I know, I know . . . what's wrong with this guy?
Doesn't he know he's ruining the image of pampered jocks everywhere?
Wait, it gets worse.
In the course of interview, you also find out this about the man:
He grew up on a tobacco farm in Gladys, Va., plowing fields, planting crops and loading hernia-inducing sacks of tobacco onto trucks.
He's an ordained minister whose mission in life is to spread the Word and help the less fortunate.
And here's the one that really galls: Instead of rolling up to practice in the usual tricked-out Escalade or show-room shiny Benz, he's driving a '96 Ford Contour.

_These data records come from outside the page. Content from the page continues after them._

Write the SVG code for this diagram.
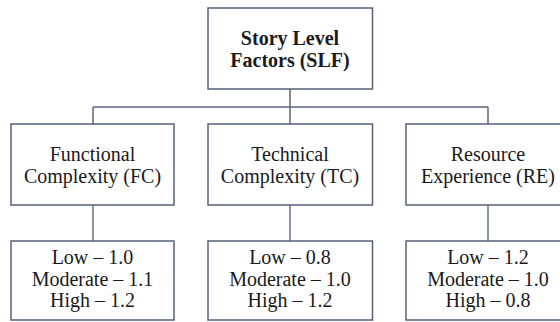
<svg xmlns="http://www.w3.org/2000/svg" width="560" height="322" viewBox="0 0 560 322">
<rect width="560" height="322" fill="#fff"/>
<g id="connectors" fill="none">
<path stroke="#5a6680" stroke-width="1.5" d="M290,89 V107 M93,107 H488 M93,107 V124 M290,107 V124 M488,107 V124"/>
<path stroke="#8a96a8" stroke-width="2" d="M93,205 V241 M290,205 V241 M488,205 V241"/>
</g>
<g fill="#fff" stroke="#55607a" stroke-width="1.5">
<rect id="slf-box" x="208" y="8" width="164.5" height="81"/>
<rect id="fc-box" x="11" y="124" width="163" height="81"/>
<rect id="tc-box" x="208" y="124" width="164.5" height="81"/>
<rect id="re-box" x="406" y="124" width="164" height="81"/>
<rect id="fcv-box" x="11" y="241" width="163" height="79"/>
<rect id="tcv-box" x="208" y="241" width="164.5" height="79"/>
<rect id="rev-box" x="406" y="241" width="164" height="79"/>
</g>
<g id="slf">
<text font-family="Liberation Serif, Times New Roman, serif" font-size="20" font-weight="bold" fill="#1a1a1a" text-anchor="middle" x="290" y="45">Story Level</text>
<text font-family="Liberation Serif, Times New Roman, serif" font-size="20" font-weight="bold" fill="#1a1a1a" text-anchor="middle" x="290" y="67">Factors (SLF)</text>
</g>
<g id="fc">
<text font-family="Liberation Serif, Times New Roman, serif" font-size="20" fill="#1a1a1a" text-anchor="middle" x="92.5" y="161">Functional</text>
<text font-family="Liberation Serif, Times New Roman, serif" font-size="20" fill="#1a1a1a" text-anchor="middle" x="92.5" y="183">Complexity (FC)</text>
</g>
<g id="tc">
<text font-family="Liberation Serif, Times New Roman, serif" font-size="20" fill="#1a1a1a" text-anchor="middle" x="290" y="161">Technical</text>
<text font-family="Liberation Serif, Times New Roman, serif" font-size="20" fill="#1a1a1a" text-anchor="middle" x="290" y="183">Complexity (TC)</text>
</g>
<g id="re">
<text font-family="Liberation Serif, Times New Roman, serif" font-size="20" fill="#1a1a1a" text-anchor="middle" x="488" y="161">Resource</text>
<text font-family="Liberation Serif, Times New Roman, serif" font-size="20" fill="#1a1a1a" text-anchor="middle" x="488" y="183">Experience (RE)</text>
</g>
<g id="fc-values">
<text font-family="Liberation Serif, Times New Roman, serif" font-size="20" fill="#1a1a1a" text-anchor="middle" x="92.5" y="264">Low – 1.0</text>
<text font-family="Liberation Serif, Times New Roman, serif" font-size="20" fill="#1a1a1a" text-anchor="middle" x="92.5" y="286">Moderate – 1.1</text>
<text font-family="Liberation Serif, Times New Roman, serif" font-size="20" fill="#1a1a1a" text-anchor="middle" x="92.5" y="307">High – 1.2</text>
</g>
<g id="tc-values">
<text font-family="Liberation Serif, Times New Roman, serif" font-size="20" fill="#1a1a1a" text-anchor="middle" x="290" y="264">Low – 0.8</text>
<text font-family="Liberation Serif, Times New Roman, serif" font-size="20" fill="#1a1a1a" text-anchor="middle" x="290" y="286">Moderate – 1.0</text>
<text font-family="Liberation Serif, Times New Roman, serif" font-size="20" fill="#1a1a1a" text-anchor="middle" x="290" y="307">High – 1.2</text>
</g>
<g id="re-values">
<text font-family="Liberation Serif, Times New Roman, serif" font-size="20" fill="#1a1a1a" text-anchor="middle" x="488" y="264">Low – 1.2</text>
<text font-family="Liberation Serif, Times New Roman, serif" font-size="20" fill="#1a1a1a" text-anchor="middle" x="488" y="286">Moderate – 1.0</text>
<text font-family="Liberation Serif, Times New Roman, serif" font-size="20" fill="#1a1a1a" text-anchor="middle" x="488" y="307">High – 0.8</text>
</g>
</svg>
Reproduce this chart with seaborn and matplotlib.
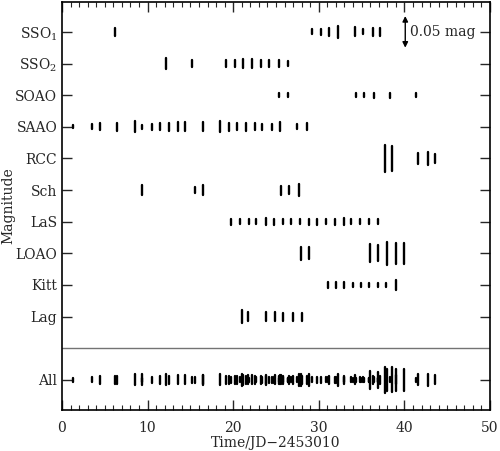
import seaborn as sns
import matplotlib.pyplot as plt
import pandas as pd
import numpy as np

# night centres (JD-2453010) and spread of each night (mmag)
sites = ['SSO$_1$', 'SSO$_2$', 'SOAO', 'SAAO', 'RCC', 'Sch', 'LaS', 'LOAO', 'Kitt', 'Lag']

sso1_t = [6.2, 29.2, 30.3, 31.2, 32.3, 34.2, 35.2, 36.3, 37.2]
sso1_s = [13, 9, 11, 14, 22, 16, 9, 13, 14]
sso2_t = [12.15, 15.15, 19.2, 20.2, 21.2, 22.2, 23.2, 24.2, 25.3, 26.4]
sso2_s = [19, 11, 14, 14, 17, 16, 13, 11, 13, 8]
soao_t = [25.4, 26.4, 34.3, 35.3, 36.4, 38.3, 41.4]
soao_s = [8, 8, 8, 8, 9, 9, 8]
saao_t = [1.3, 3.5, 4.4, 6.4, 8.5, 9.4, 10.5, 11.4, 12.5, 13.5, 14.4, 16.5, 18.4,
          19.5, 20.5, 21.5, 22.5, 23.4, 24.5, 25.5, 27.5, 28.6]
saao_s = [6, 9, 13, 14, 19, 8, 11, 13, 14, 16, 16, 16, 19, 14, 13, 14, 13, 11, 11, 16, 9, 13]
rcc_t = [37.7, 38.6, 41.6, 42.7, 43.6]
rcc_s = [47, 44, 19, 22, 16]
sch_t = [9.4, 15.5, 16.5, 25.6, 26.5, 27.7]
sch_s = [19, 11, 17, 16, 13, 22]
las_t = [19.8, 20.8, 21.8, 22.7, 23.8, 24.8, 25.8, 26.8, 27.8, 28.9, 29.8, 30.8,
         31.9, 32.9, 33.8, 34.8, 35.9, 36.9]
las_s = [11, 9, 8, 9, 13, 11, 9, 9, 9, 11, 11, 9, 11, 13, 9, 9, 8, 8]
loao_t = [27.9, 28.9, 36.0, 36.95, 38.0, 39.0, 39.95]
loao_s = [22, 21, 32, 28, 40, 38, 38]
kitt_t = [31.1, 32.0, 33.0, 34.0, 34.9, 35.9, 36.95, 37.9, 39.0]
kitt_s = [9, 11, 9, 8, 8, 8, 8, 8, 16]
lag_t = [21.0, 21.7, 23.8, 24.9, 25.85, 26.95, 28.0]
lag_s = [22, 16, 17, 16, 14, 14, 14]

times = [sso1_t, sso2_t, soao_t, saao_t, rcc_t, sch_t, las_t, loao_t, kitt_t, lag_t]
spreads = [sso1_s, sso2_s, soao_s, saao_s, rcc_s, sch_s, las_s, loao_s, kitt_s, lag_s]
rows = [11, 10, 9, 8, 7, 6, 5, 4, 3, 2]   # 'All' sits at 0, divider at 1

mag_per_row = 0.05

# each night -> short vertical segment, once in its own row and once in 'All'
recs = []
nid = 0
for row, ts, ss in zip(rows, times, spreads):
    for t, s in zip(ts, ss):
        h = s / 1000 / mag_per_row / 2 * 0.9
        for base in (row, 0):
            recs.append((nid, t, base - h))
            recs.append((nid, t, base + h))
            nid += 1
df = pd.DataFrame(recs, columns=['night', 't', 'y'])

sns.set_style('ticks')
plt.rcParams['font.family'] = ['DejaVu Serif']
plt.rcParams['mathtext.fontset'] = 'dejavuserif'

fig = plt.figure(figsize=(5, 4.51), dpi=100)
ax = fig.add_axes([0.124, 0.091, 0.856, 0.905])

sns.lineplot(data=df, x='t', y='y', units='night', estimator=None, sort=False,
             color='black', lw=1.7, solid_capstyle='round', legend=False, ax=ax)

ax.axhline(1, color='0.45', lw=1.0)

ax.annotate('', xy=(40.1, 11.5), xytext=(40.1, 10.5),
            arrowprops=dict(arrowstyle='<|-|>', color='black', lw=1.0,
                            mutation_scale=8, shrinkA=0, shrinkB=0))
ax.text(40.6, 11, '0.05 mag', va='center', ha='left', fontsize=10)

ax.set_xlim(0, 50)
ax.set_ylim(-0.95, 11.95)
ax.set_xticks(np.arange(0, 51, 10))
ax.set_xticks(np.arange(0, 51, 1), minor=True)
ax.set_yticks(rows + [0])
ax.set_yticklabels(sites + ['All'])
ax.tick_params(which='both', direction='in', top=True, right=True, labelsize=10)
ax.tick_params(which='major', length=7, width=1)
ax.tick_params(which='minor', length=3.5, width=0.8)
ax.tick_params(axis='x', pad=8)
for sp in ax.spines.values():
    sp.set_linewidth(1.2)
    sp.set_color('black')

ax.set_xlabel('Time/JD\u22122453010', fontsize=10, labelpad=1)
ax.set_ylabel('Magnitude', fontsize=10)
ax.yaxis.set_label_coords(-0.11, 0.5)

fig.savefig('out.png', dpi=100)
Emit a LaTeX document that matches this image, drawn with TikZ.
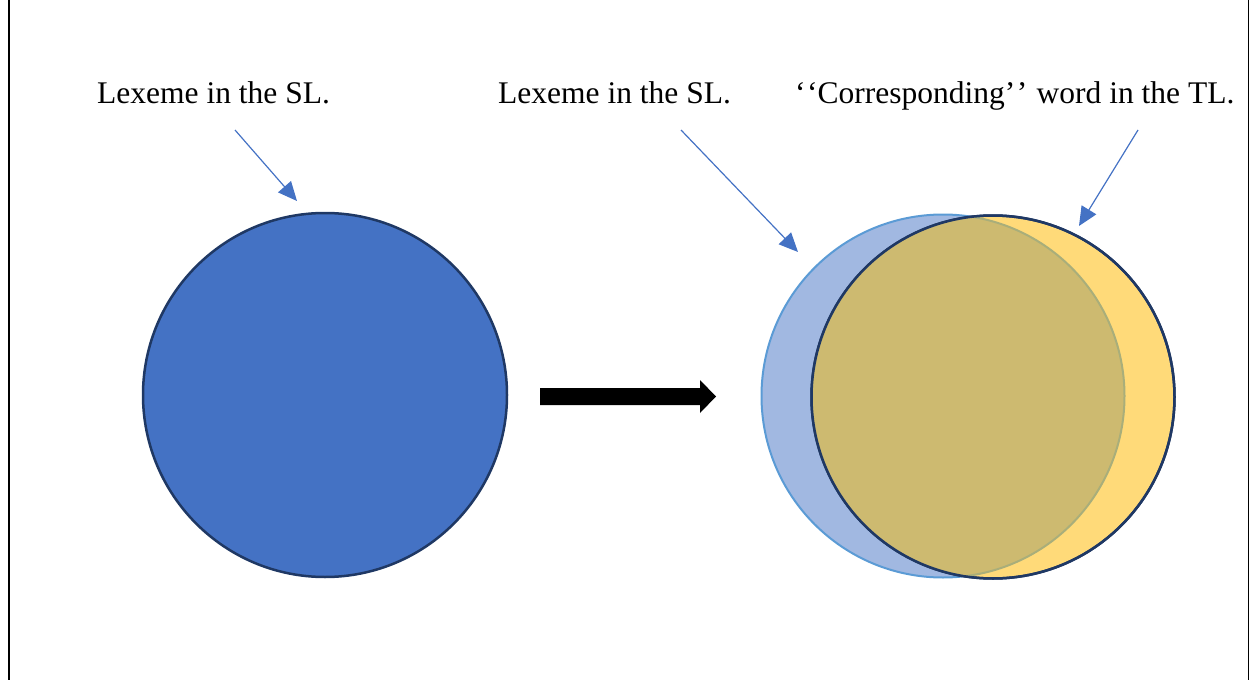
\documentclass[tikz,border=0pt]{standalone}
\usepackage{fontspec}
\setmainfont{Liberation Serif}
\usetikzlibrary{arrows.meta}
\definecolor{mblue}{HTML}{4472C4}
\definecolor{navy}{HTML}{1F3864}
\definecolor{lblue}{HTML}{A1B8E1}
\definecolor{lbborder}{HTML}{5B9BD5}
\definecolor{yel}{HTML}{FFDA79}
\definecolor{overlap}{HTML}{CDBA70}
\definecolor{olborder}{HTML}{A9AE7A}
\tikzset{
  lbl/.style={anchor=base west, inner sep=0pt, font=\fontsize{31.5}{38}\selectfont},
  ptr/.style={draw=mblue, line width=1.2pt, -{Triangle[length=19pt,width=17pt]}},
  disc/.style={circle, inner sep=0pt, outer sep=0pt, minimum size=363pt},
  frame/.style={draw=black}
}
\begin{document}
\begin{tikzpicture}[x=1pt,y=-1pt]
\useasboundingbox (0,0) rectangle (1251,680);
% frame lines
\coordinate (fl1) at (9,0); \coordinate (fl2) at (9,680);
\coordinate (fr1) at (1248,0); \coordinate (fr2) at (1248,680);
\draw[frame, line width=2.5pt] (fl1) -- (fl2);
\draw[frame, line width=1pt] (fr1) -- (fr2);
% labels
\node[lbl] (t1) at (97,103) {Lexeme in the SL.};
\node[lbl] (t2) at (498,103) {Lexeme in the SL.};
\node[lbl] (t3) at (795,103) {‘\kern1.5pt‘Corresponding’\kern1.5pt’\kern1.5pt{} word in the TL.};
% left circle
\node[disc, minimum size=364pt, fill=mblue, draw=navy, line width=2.5pt] (c1) at (325,395) {};
% right circles
\node[disc, fill=lblue, draw=lbborder, line width=2pt] (c2) at (943,396) {};
\node[disc, fill=yel, draw=navy, line width=2.5pt] (c3) at (993,397) {};
\begin{scope}
  \clip (c3.center) circle[radius=181.5pt];
  \fill[overlap] (c2.center) circle[radius=181.5pt];
  \draw[olborder, line width=2pt] (c2.center) circle[radius=181.5pt];
\end{scope}
\draw[navy, line width=2.5pt] (c3.center) circle[radius=181.5pt];
% pointer arrows
\coordinate (p1s) at (235,130); \coordinate (p1e) at (297,201);
\coordinate (p2s) at (681,130); \coordinate (p2e) at (798,252);
\coordinate (p3s) at (1138,130); \coordinate (p3e) at (1079,226);
\draw[ptr] (p1s) -- (p1e);
\draw[ptr] (p2s) -- (p2e);
\draw[ptr] (p3s) -- (p3e);
% block arrow
\fill[black] (540,388) -- (700,388) -- (700,380) -- (716,396.5) -- (700,413) -- (700,405) -- (540,405) -- cycle;
\end{tikzpicture}
\end{document}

Me, I'd never heard of a Ford Contour.
Turns out it's a small four-door sedan made between 1995 and 2000, when it was discontinued on account of chronic national lack of interest.
It's the kind of car your grandma would drive, but only if your grandma were a nun.
"And I'm going to drive it 'til the wheels fall off," Peerman says with a smile.
Is this guy getting on your nerves, or what?
Actually, Peerman, 22, is the kind of player you should root so hard for that your lungs turn to sandpaper.
"He's a hard worker," said his dad, Stanley Peerman, on the phone from Gladys. "He put his best effort forth, even as a little kid."
"I love to play the game," Cedric Peerman says. "I'm going to go out there and play my hardest, and the Lord is going to bless me the way he sees fit."
As a sixth-round draft choice, even with the Lord in his corner, he's probably even-money to make the team as a third running back or special teams player.
But don't tell him that. (Peerman, I mean, not the Lord.)
At 5 feet 9, 220 pounds, and built along the lines of a small chimney, he ran a sizzling 4.34-second 40-yard dash at the NFL combine in February, best at his position.